● YOUR TASK:
From the first line of the listing below, retype each line up to and including the one with "plt.rcParams['font.family'] = ['Lato', 'DejaVu"; pictures stay out.

-- Begin --

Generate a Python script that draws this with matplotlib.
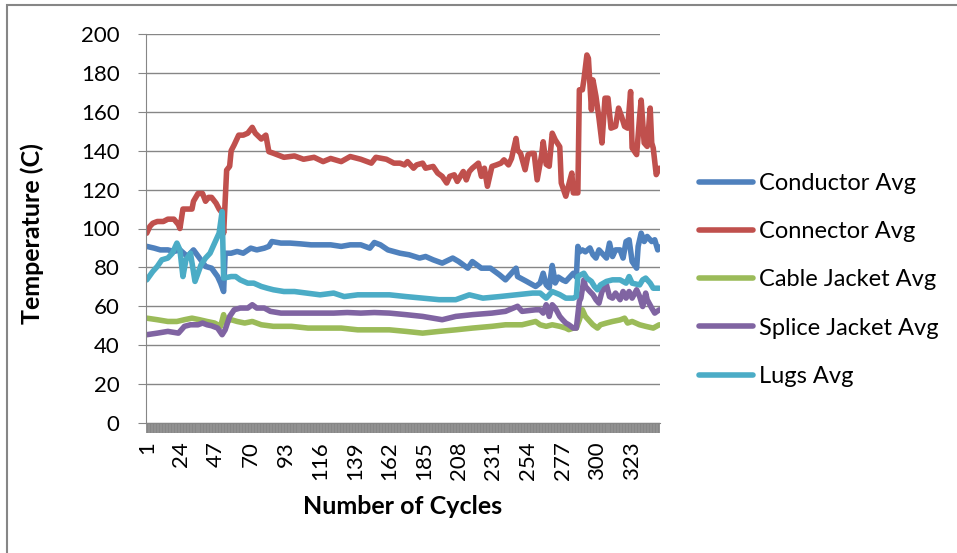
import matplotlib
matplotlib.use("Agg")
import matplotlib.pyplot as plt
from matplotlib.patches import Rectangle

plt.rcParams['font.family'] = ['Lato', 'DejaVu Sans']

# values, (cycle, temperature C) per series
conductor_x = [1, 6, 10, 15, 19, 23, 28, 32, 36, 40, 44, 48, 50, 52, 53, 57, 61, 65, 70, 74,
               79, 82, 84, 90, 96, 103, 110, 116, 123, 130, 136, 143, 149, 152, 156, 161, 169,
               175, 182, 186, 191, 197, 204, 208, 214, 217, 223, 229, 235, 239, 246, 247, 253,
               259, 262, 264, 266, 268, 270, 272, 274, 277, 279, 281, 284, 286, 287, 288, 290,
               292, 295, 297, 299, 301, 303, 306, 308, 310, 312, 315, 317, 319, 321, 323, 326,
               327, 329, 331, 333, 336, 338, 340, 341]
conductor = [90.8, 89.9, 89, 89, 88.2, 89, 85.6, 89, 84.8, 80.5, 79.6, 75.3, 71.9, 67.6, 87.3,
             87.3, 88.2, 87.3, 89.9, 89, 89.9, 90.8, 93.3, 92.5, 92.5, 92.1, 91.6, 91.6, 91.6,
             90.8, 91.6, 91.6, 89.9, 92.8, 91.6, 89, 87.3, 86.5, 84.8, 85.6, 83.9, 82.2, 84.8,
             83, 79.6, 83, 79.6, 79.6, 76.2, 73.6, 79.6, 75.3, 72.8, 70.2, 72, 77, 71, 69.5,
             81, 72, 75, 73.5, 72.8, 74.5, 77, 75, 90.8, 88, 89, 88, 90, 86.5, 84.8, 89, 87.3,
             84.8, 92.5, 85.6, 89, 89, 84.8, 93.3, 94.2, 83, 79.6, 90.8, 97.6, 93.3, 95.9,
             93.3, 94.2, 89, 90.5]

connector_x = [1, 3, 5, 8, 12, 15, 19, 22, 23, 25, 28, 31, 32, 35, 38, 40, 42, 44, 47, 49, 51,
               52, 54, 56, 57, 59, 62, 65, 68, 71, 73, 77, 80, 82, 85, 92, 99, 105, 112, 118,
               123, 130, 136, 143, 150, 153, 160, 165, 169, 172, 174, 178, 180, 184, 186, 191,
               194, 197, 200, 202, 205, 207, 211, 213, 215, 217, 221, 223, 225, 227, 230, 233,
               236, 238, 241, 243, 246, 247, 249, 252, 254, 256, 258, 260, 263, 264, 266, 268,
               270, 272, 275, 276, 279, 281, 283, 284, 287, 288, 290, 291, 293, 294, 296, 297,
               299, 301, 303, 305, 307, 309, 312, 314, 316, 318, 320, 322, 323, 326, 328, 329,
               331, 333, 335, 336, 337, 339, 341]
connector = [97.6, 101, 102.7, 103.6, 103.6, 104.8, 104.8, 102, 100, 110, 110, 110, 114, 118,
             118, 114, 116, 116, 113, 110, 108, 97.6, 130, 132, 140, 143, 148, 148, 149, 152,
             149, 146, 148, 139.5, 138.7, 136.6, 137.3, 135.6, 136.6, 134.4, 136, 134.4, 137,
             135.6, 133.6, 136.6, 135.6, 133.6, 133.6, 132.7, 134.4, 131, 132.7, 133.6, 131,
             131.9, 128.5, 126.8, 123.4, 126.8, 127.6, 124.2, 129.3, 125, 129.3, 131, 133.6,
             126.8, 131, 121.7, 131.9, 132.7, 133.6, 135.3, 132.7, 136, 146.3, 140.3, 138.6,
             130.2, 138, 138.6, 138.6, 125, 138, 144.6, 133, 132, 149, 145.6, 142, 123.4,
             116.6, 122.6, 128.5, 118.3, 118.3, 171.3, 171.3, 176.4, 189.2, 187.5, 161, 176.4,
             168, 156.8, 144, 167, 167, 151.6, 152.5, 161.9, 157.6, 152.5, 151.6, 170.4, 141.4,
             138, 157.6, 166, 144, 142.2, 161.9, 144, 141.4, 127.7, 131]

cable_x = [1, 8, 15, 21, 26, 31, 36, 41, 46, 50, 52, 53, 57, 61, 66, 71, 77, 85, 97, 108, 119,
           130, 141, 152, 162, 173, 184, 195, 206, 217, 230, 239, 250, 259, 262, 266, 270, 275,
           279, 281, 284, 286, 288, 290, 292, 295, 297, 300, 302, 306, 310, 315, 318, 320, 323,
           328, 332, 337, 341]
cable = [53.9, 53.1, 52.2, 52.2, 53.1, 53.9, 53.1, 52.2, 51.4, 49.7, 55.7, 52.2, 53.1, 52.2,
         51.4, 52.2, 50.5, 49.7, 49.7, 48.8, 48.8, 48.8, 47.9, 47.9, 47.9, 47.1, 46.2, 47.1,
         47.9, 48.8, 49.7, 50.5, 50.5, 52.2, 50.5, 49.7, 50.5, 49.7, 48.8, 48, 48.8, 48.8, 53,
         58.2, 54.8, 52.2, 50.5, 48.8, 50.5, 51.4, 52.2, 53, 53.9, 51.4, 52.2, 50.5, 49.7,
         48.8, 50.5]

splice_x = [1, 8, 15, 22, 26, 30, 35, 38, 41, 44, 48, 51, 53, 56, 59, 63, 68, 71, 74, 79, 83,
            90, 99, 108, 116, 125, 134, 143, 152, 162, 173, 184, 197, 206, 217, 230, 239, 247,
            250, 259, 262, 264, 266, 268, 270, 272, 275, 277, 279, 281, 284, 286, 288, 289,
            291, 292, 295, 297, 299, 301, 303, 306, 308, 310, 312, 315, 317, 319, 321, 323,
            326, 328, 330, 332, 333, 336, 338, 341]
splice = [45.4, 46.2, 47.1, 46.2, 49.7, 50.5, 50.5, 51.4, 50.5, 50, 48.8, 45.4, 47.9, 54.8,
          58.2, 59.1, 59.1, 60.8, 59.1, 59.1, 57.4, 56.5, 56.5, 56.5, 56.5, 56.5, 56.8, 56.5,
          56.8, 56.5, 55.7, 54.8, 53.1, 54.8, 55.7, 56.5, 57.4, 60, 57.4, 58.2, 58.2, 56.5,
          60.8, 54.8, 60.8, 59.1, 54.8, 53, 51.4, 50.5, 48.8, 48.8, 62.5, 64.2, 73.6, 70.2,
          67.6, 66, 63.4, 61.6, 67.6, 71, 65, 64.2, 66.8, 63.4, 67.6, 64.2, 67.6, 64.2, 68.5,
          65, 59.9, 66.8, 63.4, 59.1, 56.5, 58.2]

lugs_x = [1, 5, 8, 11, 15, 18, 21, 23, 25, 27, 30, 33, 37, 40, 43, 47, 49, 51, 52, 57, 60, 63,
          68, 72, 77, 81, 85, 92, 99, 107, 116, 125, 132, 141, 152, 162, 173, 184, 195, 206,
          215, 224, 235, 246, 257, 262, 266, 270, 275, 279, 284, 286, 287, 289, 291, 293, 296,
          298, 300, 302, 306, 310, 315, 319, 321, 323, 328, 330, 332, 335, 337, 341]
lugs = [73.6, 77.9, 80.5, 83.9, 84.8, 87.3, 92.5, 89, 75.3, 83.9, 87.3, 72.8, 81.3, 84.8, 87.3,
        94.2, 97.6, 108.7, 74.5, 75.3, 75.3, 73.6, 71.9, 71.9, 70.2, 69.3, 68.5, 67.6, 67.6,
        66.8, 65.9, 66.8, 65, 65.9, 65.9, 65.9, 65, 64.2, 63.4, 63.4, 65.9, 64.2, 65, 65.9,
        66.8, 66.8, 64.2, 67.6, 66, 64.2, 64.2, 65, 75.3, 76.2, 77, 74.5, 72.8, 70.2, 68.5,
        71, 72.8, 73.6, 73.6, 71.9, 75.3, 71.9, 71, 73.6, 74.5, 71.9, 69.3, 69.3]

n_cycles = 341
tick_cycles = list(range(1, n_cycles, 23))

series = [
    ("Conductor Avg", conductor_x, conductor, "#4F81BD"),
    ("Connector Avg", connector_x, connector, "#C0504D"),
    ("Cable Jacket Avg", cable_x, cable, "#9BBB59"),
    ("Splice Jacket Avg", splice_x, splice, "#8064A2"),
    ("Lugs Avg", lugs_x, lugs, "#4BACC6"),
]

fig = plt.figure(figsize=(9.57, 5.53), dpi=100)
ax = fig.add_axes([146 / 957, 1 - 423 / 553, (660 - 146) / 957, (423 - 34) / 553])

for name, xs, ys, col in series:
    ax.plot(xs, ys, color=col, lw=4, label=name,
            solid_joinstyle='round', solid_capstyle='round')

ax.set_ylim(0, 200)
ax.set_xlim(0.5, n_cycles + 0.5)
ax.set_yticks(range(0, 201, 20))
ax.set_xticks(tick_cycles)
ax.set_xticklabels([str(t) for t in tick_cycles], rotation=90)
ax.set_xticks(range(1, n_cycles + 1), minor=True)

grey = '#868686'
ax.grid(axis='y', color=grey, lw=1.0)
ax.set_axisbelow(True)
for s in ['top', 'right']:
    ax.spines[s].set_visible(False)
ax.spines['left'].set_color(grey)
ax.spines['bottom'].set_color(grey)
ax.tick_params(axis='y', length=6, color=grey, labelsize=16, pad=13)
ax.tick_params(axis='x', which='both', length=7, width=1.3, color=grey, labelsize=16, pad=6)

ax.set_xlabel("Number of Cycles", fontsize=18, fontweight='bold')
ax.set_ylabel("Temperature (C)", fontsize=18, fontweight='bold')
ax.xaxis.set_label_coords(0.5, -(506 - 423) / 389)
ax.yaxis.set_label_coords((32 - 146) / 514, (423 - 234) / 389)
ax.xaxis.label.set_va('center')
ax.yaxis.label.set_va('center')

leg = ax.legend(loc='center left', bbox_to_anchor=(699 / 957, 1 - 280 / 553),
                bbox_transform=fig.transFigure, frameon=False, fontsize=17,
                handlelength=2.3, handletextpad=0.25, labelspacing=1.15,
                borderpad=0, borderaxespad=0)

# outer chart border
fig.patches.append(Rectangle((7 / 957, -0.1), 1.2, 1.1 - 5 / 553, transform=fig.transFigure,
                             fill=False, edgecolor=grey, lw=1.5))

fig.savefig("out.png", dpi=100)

-- End --

● TASK OUTPUT:
Generate a Python script that draws this with matplotlib.
import matplotlib
matplotlib.use("Agg")
import matplotlib.pyplot as plt
from matplotlib.patches import Rectangle

plt.rcParams['font.family'] = ['Lato', 'DejaVu Sans']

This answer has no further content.